Не будь сурового пафоса Галича, который, "как оступившийся минер, все о беде и о разрухе", герой автобиографического исследования не воспринял бы канонизированного Приговым оправдания социальных удовольствий, чье ползучее превосходство воцарилось к концу так наз. "застоя" всерьез и надолго. Шестидесятники пили "за победу", презревшие их семидесятники - "за удачу". Как любое глубокое обобщение, эта контроверза отсекает множество значимых частностей, позволяя, собственно, писать историю. Вера в удачу и надежда на себя научила автора не обольщаться. С одной стороны, он признается студентам, что ему нравится наконец-то почувствовать себя реализовавшимся и уважаемым членом общества, с другой - "постыдное удовольствие" от приглашения в жюри Букеровской премии в ходе наблюдений за процессом сменяется унылыми наблюдениями за столь же унылой возней в литературной гостиной (см. очерк " Как я был председателем "). Скепсис помогает жить.
Но писать - не всегда. Насколько увлекательной и стилистически безупречной смотрелась в журналах аналитика автора, будь она о государственном гимне и памятнике Дзержинскому или о проблеме интеллигентской идентичности и конфликте поколений, настолько же она проигрывает, будучи собрана под одной обложкой. Горсть мемуарных заготовок, сметенных под шапку " Виньетки в манере Жолковского ", указанной манеры не слишком придерживаются. Зорин не без бравады рассказывает студентам, как мало было тех, кто стоял ниже него в советской табели о рангах. Есть ли тут мифотворчество и/или вранье - не читательское дело, показателен именно отказ от позитивности, распирающей alter-ego того же Жолковского . Отлично знающий технологию аналитического письма, остро чувствующий нерв публицистики, Зорин, тем не менее, не превращает свои "казусы" ни в анекдоты, ни в новеллы. Они остаются сознательно бледными зарисовками с натуры - рутинной, исполненный истинно семидесятнического равнодушия. Если же читать эти заготовки к виньеткам как человеческий документ, то все становится на свои места. Тогда на первый план выступает многое из того, что отличает именно поколение, к которому принадлежит автор. Например, что единственным "идеалом юности" у них была ненависть к советской власти и что семиотикой и философией они интересовались, чтобы не быть, как те, другие ОНИ.

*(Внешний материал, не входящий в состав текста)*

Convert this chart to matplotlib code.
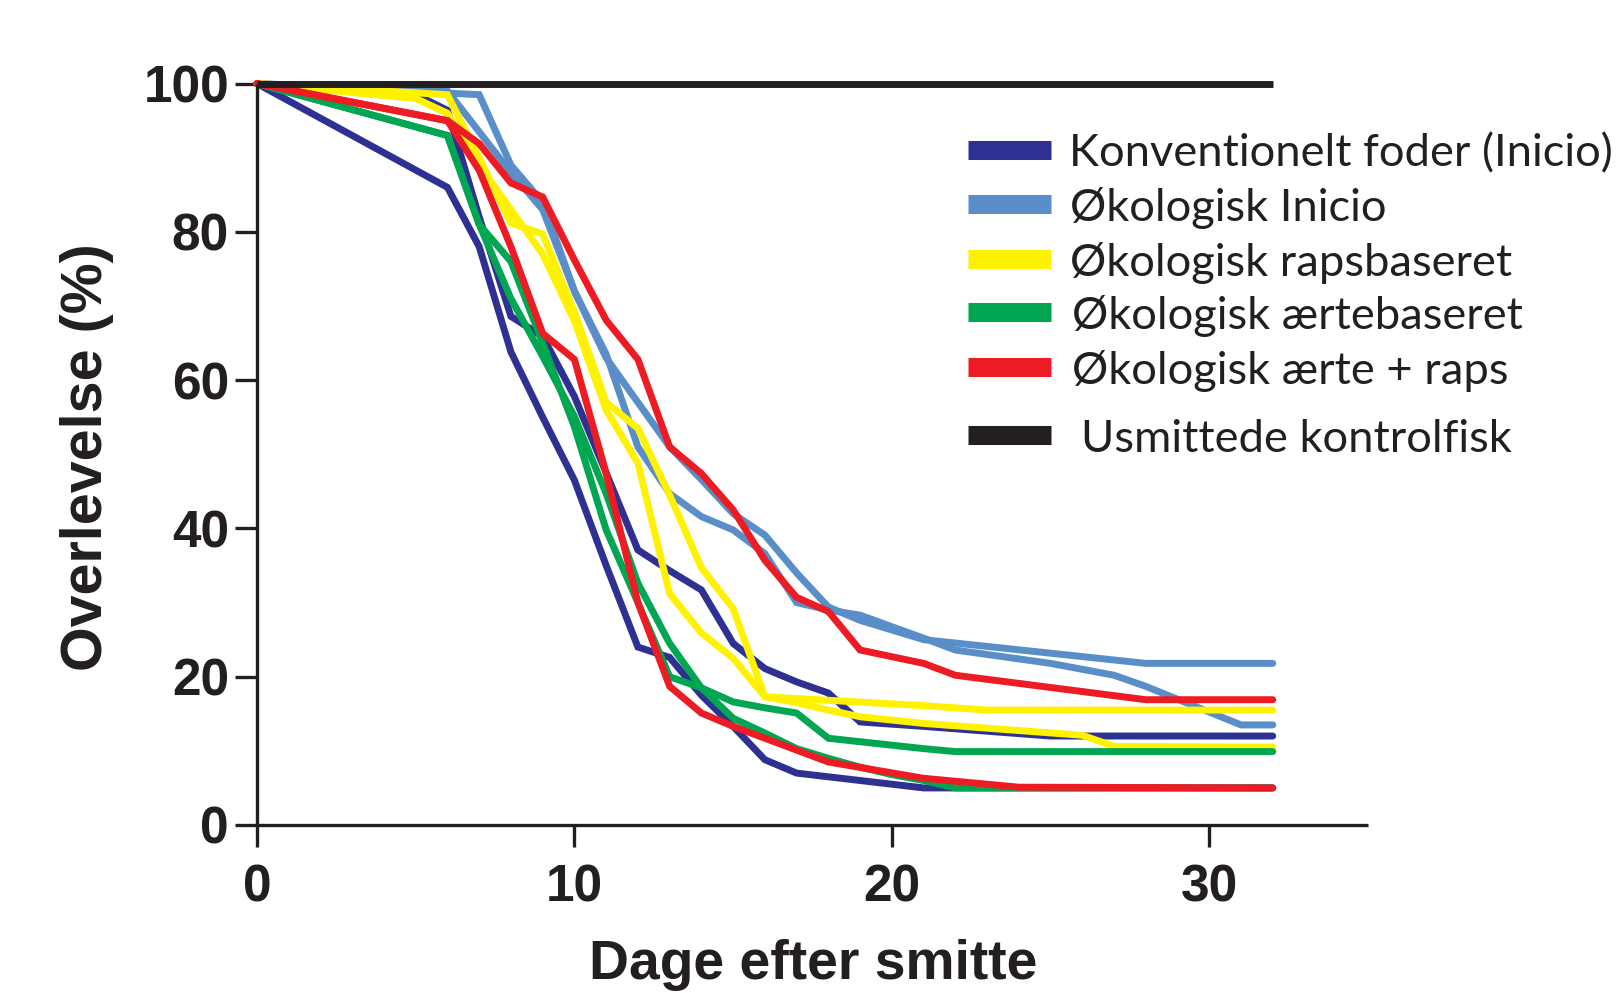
import matplotlib
matplotlib.use("Agg")
import matplotlib.pyplot as plt
from matplotlib.lines import Line2D

# ---------------- data ----------------
ctrl_days = [0, 32]
ctrl_vals = [100, 100]

konv_a_days = [0, 6, 7, 8, 9, 10, 11, 12, 13, 14, 15, 16, 17, 21, 32]
konv_a_vals = [100, 86, 78, 63.8, 55, 46.5, 35, 24, 22.6, 17.5, 13.3, 8.8, 7, 5, 5]
konv_b_days = [0, 5, 6, 7, 8, 9, 10, 11, 12, 13, 14, 15, 16, 17, 18, 19, 21, 25, 32]
konv_b_vals = [100, 98.5, 96.4, 82, 68.6, 65.9, 57.8, 47.5, 37.1, 34.3, 31.7, 24.5, 21.1, 19.3, 17.8, 13.9, 13.3, 12, 12]

oko_a_days = [0, 7, 8, 9, 10, 11, 12, 13, 14, 15, 16, 17, 18, 19, 21, 22, 25, 27, 28, 31, 32]
oko_a_vals = [100, 98.5, 89, 84, 72, 63.5, 51, 44.7, 41.6, 39.8, 36.6, 30, 29, 28.3, 25.2, 23.6, 21.8, 20.2, 18.7, 13.5, 13.5]
oko_b_days = [0, 6, 8, 9, 10, 11, 12, 13, 14, 15, 16, 17, 18, 19, 21, 28, 32]
oko_b_vals = [100, 99, 88, 83, 72, 63, 57, 51, 46.6, 42, 39.1, 34, 29.4, 27.6, 25, 21.8, 21.8]

raps_a_days = [0, 6, 7, 8, 9, 10, 11, 12, 13, 14, 15, 16, 21, 23, 32]
raps_a_vals = [100, 98.5, 90, 81.2, 79.7, 69.2, 57, 53.5, 44.5, 34.7, 29.2, 17.3, 16.1, 15.5, 15.5]
raps_b_days = [0, 5, 6, 7, 8, 9, 10, 11, 12, 13, 14, 15, 16, 17, 18, 19, 21, 26, 27, 32]
raps_b_vals = [100, 98, 96, 89, 83, 77, 68, 56, 48.8, 31.2, 25.9, 22.5, 17.3, 16.5, 15.5, 14.6, 13.7, 12.1, 10.6, 10.5]

aerte_a_days = [0, 6, 7, 8, 9, 10, 11, 12, 13, 14, 15, 16, 17, 18, 19, 20, 21, 22, 32]
aerte_a_vals = [100, 93, 81, 71, 63.2, 55.1, 44.7, 32.6, 24.5, 18.5, 14.4, 12.4, 10.3, 9, 7.8, 6.8, 6, 5, 5]
aerte_b_days = [0, 6, 7, 8, 9, 10, 11, 12, 13, 14, 15, 16, 17, 18, 21, 22, 32]
aerte_b_vals = [100, 93, 81, 76, 65, 53.7, 39.8, 30, 20, 18.5, 16.6, 15.8, 15.1, 11.7, 10.3, 9.9, 9.9]

mix_a_days = [0, 6, 7, 8, 9, 10, 11, 12, 13, 14, 15, 16, 17, 18, 21, 24, 32]
mix_a_vals = [100, 95, 88.3, 78, 66.3, 62.8, 47.4, 30, 18.7, 15.1, 13.3, 11.7, 10.1, 8.5, 6.3, 5.1, 5]
mix_b_days = [0, 6, 7, 8, 9, 10, 11, 12, 13, 14, 15, 16, 17, 18, 19, 21, 22, 28, 32]
mix_b_vals = [100, 95, 91.9, 86.6, 84.7, 76.2, 68.1, 62.8, 51, 47.4, 42.5, 35.7, 30.7, 28.8, 23.6, 21.8, 20.2, 16.9, 16.9]

labels = ["Konventionelt foder (Inicio)", "Økologisk Inicio", "Økologisk rapsbaseret",
          "Økologisk ærtebaseret", "Økologisk ærte + raps", "Usmittede kontrolfisk"]
colors = ["#2E3192", "#5A8EC8", "#FFF200", "#00A651", "#ED1C24", "#231F20"]

x_ticks = [0, 10, 20, 30]
y_ticks = [0, 20, 40, 60, 80, 100]

# ---------------- figure ----------------
W, H = 1619, 993
fig = plt.figure(figsize=(W / 100, H / 100), dpi=100)
ax = fig.add_axes([257 / W, 1 - 825 / H, (1368 - 257) / W, (825 - 83.6) / H])

LW = 5.0
kw = dict(lw=LW, solid_capstyle="round", solid_joinstyle="miter", clip_on=False)
series = [
    (konv_a_days, konv_a_vals, konv_b_days, konv_b_vals, colors[0]),
    (oko_a_days, oko_a_vals, oko_b_days, oko_b_vals, colors[1]),
    (raps_a_days, raps_a_vals, raps_b_days, raps_b_vals, colors[2]),
    (aerte_a_days, aerte_a_vals, aerte_b_days, aerte_b_vals, colors[3]),
    (mix_a_days, mix_a_vals, mix_b_days, mix_b_vals, colors[4]),
]
for xa, ya, xb, yb, c in series:
    ax.plot(xa, ya, color=c, **kw)
    ax.plot(xb, yb, color=c, **kw)
ax.plot(ctrl_days, ctrl_vals, color=colors[5], lw=LW, solid_capstyle="butt", clip_on=False)

ax.set_xlim(0, 35)
ax.set_ylim(0, 100)
for s in ["top", "right"]:
    ax.spines[s].set_visible(False)
for s in ["left", "bottom"]:
    ax.spines[s].set_linewidth(2.4)
    ax.spines[s].set_color("#231F20")
    ax.spines[s].set_capstyle("butt")

ax.set_xticks(x_ticks)
ax.set_yticks(y_ticks)
ax.tick_params(axis="both", direction="out", length=15.8, width=2.4, color="#231F20")
ax.tick_params(axis="x", pad=12)
ax.tick_params(axis="y", pad=4.3)
for lab in ax.get_xticklabels() + ax.get_yticklabels():
    lab.set_fontfamily("Liberation Sans")
    lab.set_fontweight("bold")
    lab.set_fontsize(37)
    lab.set_color("#231F20")

fig.text(813 / W, 1 - 965 / H, "Dage efter smitte", ha="center", va="center",
         fontsize=39.8, fontweight="bold", family="Liberation Sans", color="#231F20")
fig.text(87 / W, 1 - 457 / H, "Overlevelse (%)", ha="center", va="center", rotation=90,
         fontsize=41.3, fontweight="bold", family="Liberation Sans", color="#231F20")

# ---------------- legend ----------------
row_y = [149.7, 204.4, 259.2, 311.8, 366.5, 434.7]
text_x = [1068.6, 1070, 1070, 1072, 1072, 1081]
for lab, c, yy, tx in zip(labels, colors, row_y, text_x):
    fig.add_artist(Line2D([968 / W, 1051 / W], [1 - yy / H, 1 - yy / H],
                          transform=fig.transFigure, color=c, lw=13.7,
                          solid_capstyle="butt"))
    fig.text(tx / W, 1 - (yy + 17) / H, lab, ha="left", va="baseline",
             fontsize=32.6, family="Lato", color="#231F20")

fig.savefig("out.png", dpi=100)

Отзвук этой фразы, брошенной в предисловии, катится до последней страницы, хотя раздел "Политика и мифология", вроде бы, совсем о другом. Дело не в "ненависти", вполне, в общем, оправданной, а в негативной самоидентификации. Удивительная устойчивость этой модели (не быть хотя бы, как ОНИ) вызывает смехотворные, если не тревожные действия политиков, не устающих спускать директивы по национальной идеологии, культурной идентичности, историческому самоопределению и т.п. На страницах НЗ автор с блеском отстаивал свое и чужое право оставаться в стороне, быть частным человеком без государственных запросов. Этот искусственный взгляд из угла, принадлежащий весьма успешному представителю интеллектуального мейнстрима, был хорош именно своей деконструирующей силой. В книге же она то ли ушла в песок, то ли, что вероятнее, лишилась контекста. Характерно, что из общего списка размышлений на случай несколько выделяется очерк "Осень в Нью-Йорке", посвященный теракту 11 сентября и написанный человеком, готовившим в тот день спецкурс по "Войне и миру" в своем манхэттенском офисе visiting professor'а. Это то прошлое, которое все еще с нами, в связи с чем у книги остается открытый финал - невольный фокус, спасающий от скуки.

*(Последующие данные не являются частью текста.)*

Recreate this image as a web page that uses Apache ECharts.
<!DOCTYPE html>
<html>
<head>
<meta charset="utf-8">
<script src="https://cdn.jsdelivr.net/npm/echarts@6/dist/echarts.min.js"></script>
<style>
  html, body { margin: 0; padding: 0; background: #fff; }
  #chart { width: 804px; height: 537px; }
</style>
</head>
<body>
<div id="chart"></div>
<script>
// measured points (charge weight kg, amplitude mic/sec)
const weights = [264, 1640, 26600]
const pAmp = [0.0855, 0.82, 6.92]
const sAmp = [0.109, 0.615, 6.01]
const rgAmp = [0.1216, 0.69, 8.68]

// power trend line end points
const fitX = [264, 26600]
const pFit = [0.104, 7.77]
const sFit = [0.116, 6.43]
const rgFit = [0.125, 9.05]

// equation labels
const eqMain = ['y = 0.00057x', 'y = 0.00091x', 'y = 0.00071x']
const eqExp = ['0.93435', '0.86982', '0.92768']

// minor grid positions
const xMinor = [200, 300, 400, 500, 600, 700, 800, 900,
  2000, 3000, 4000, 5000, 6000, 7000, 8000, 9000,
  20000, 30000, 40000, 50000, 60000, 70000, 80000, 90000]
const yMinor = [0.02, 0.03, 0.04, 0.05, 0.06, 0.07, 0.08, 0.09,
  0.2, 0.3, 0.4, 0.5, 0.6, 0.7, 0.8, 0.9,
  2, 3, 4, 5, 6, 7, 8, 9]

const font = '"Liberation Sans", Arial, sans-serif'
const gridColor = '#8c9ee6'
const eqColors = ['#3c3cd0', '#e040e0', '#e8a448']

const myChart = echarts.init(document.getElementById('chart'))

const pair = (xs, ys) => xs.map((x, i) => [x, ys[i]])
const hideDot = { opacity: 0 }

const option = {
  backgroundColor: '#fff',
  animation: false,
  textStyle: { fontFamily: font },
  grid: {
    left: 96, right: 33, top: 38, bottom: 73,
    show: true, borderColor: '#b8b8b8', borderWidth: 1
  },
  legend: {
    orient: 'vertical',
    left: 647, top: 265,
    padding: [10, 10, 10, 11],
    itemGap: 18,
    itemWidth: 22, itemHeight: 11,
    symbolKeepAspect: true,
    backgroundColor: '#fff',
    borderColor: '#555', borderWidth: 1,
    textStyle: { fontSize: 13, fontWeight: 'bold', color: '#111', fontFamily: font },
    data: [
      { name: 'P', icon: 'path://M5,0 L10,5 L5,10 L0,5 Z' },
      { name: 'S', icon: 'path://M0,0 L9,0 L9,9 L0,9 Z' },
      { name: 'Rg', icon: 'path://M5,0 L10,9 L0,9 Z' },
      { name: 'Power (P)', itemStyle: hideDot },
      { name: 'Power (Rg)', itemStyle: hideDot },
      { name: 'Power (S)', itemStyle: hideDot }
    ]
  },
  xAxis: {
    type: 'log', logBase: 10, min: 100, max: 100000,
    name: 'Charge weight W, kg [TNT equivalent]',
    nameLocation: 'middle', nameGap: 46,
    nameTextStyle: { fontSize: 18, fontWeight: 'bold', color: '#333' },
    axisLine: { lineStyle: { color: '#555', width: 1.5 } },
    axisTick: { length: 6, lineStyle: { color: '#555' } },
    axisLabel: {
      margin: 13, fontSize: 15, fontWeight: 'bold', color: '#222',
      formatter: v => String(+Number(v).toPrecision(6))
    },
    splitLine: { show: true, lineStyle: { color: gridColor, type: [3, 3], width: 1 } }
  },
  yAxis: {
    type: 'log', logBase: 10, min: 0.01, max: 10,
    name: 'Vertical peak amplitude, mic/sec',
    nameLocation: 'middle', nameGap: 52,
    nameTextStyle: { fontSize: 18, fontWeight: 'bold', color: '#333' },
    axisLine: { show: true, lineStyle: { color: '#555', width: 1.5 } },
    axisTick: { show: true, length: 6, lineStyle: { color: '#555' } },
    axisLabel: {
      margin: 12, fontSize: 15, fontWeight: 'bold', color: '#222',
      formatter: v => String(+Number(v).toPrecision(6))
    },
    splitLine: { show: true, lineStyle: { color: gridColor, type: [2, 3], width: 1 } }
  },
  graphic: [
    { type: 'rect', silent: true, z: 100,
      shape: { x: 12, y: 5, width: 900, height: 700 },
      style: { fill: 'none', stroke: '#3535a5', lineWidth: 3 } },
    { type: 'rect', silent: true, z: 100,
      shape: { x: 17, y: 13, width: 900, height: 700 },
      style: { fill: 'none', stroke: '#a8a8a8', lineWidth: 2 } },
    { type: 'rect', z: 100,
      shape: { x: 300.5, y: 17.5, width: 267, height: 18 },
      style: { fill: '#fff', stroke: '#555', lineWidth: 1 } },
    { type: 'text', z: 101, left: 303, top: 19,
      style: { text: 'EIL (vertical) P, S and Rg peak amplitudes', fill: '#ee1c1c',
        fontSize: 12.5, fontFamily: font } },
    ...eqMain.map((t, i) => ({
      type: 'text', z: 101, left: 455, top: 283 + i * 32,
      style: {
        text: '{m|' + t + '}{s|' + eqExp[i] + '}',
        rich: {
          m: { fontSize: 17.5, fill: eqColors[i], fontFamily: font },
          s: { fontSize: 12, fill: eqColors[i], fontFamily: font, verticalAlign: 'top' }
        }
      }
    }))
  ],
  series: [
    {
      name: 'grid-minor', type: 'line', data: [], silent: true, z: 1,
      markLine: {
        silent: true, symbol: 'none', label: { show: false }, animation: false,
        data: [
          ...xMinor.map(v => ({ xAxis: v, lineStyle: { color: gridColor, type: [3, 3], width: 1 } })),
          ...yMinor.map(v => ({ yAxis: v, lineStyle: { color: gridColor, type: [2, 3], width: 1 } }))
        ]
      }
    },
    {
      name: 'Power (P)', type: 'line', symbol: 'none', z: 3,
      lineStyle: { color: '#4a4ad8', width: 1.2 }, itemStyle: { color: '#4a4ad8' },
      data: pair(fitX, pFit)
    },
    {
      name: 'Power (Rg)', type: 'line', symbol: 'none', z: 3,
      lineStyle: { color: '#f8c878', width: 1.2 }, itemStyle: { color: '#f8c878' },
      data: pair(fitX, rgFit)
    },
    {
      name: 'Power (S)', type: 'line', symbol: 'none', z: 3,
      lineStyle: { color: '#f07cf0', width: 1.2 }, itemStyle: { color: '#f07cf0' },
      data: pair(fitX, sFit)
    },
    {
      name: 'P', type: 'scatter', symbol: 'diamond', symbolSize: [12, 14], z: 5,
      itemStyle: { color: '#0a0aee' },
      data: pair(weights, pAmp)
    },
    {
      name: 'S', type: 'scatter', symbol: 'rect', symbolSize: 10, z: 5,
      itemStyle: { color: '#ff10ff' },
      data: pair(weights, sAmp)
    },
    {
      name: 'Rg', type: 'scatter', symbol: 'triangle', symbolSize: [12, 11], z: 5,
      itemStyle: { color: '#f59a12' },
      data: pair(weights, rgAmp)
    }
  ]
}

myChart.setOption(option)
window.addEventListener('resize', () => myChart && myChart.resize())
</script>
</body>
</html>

Ныне критик Андрей Немзер ждет от своего тезки "новых трофеев", радуясь успехам "птицелова". Ряд обстоятельств, например - писательский дар в редком сочетании с энциклопедической ученостью, позволяет уповать на то, что дальше не будет ни пальбы по воробьям, ни истязания синицы в руке. Актуальная для прошлого десятилетия орнитология явно исчерпала себя, и Зорину это прекрасно известно, не будь он, по выражению Галины Юзефович, " редким примером того, что на Западе называется public intellectual ". Если сам автор иронично полагает, что сознание соотечественников стремительно развивается "от романа к сказке" (а именно так озаглавлен последний очерк сборника), то недостатка в материале не будет. Другое дело - стимул для его анализа...
Примечания:
1 Редкий случай оправданного риска - вышедшая в НЛО почти одновременно с работой Зорина книга Ларри Вульфа " Изобретая Восточную Европу... ". Обычно переводчик предпочитает успокоительную субстантивацию: например, работа немецко-американского русиста Айрин Мазинг-Делич "Abolishing Death" в русском переводе называется "Преодоление смерти" (СПб.: Академический проект, 2004), а знаменитая книга Маршалла Маклюэна "Understanding Media" - "Понимание медиа" (М.: Канон-Пресс, 2003). Остается догадываться, во что можно превратить, скажем, "Rethinking Bakhtin" Кэрил Эмерсон.
2 "История <...> есть особый метод изучения настоящего при помощи фактов прошлого" (Эйхенбаум Б. М. Литературный быт // Эйхенбаум Б. М. О литературе. М.: Советский писатель, 1987. С. 428).
3 Кенжеев Б. Из семи книг. М.: Независимая газета, 2000. С. 93.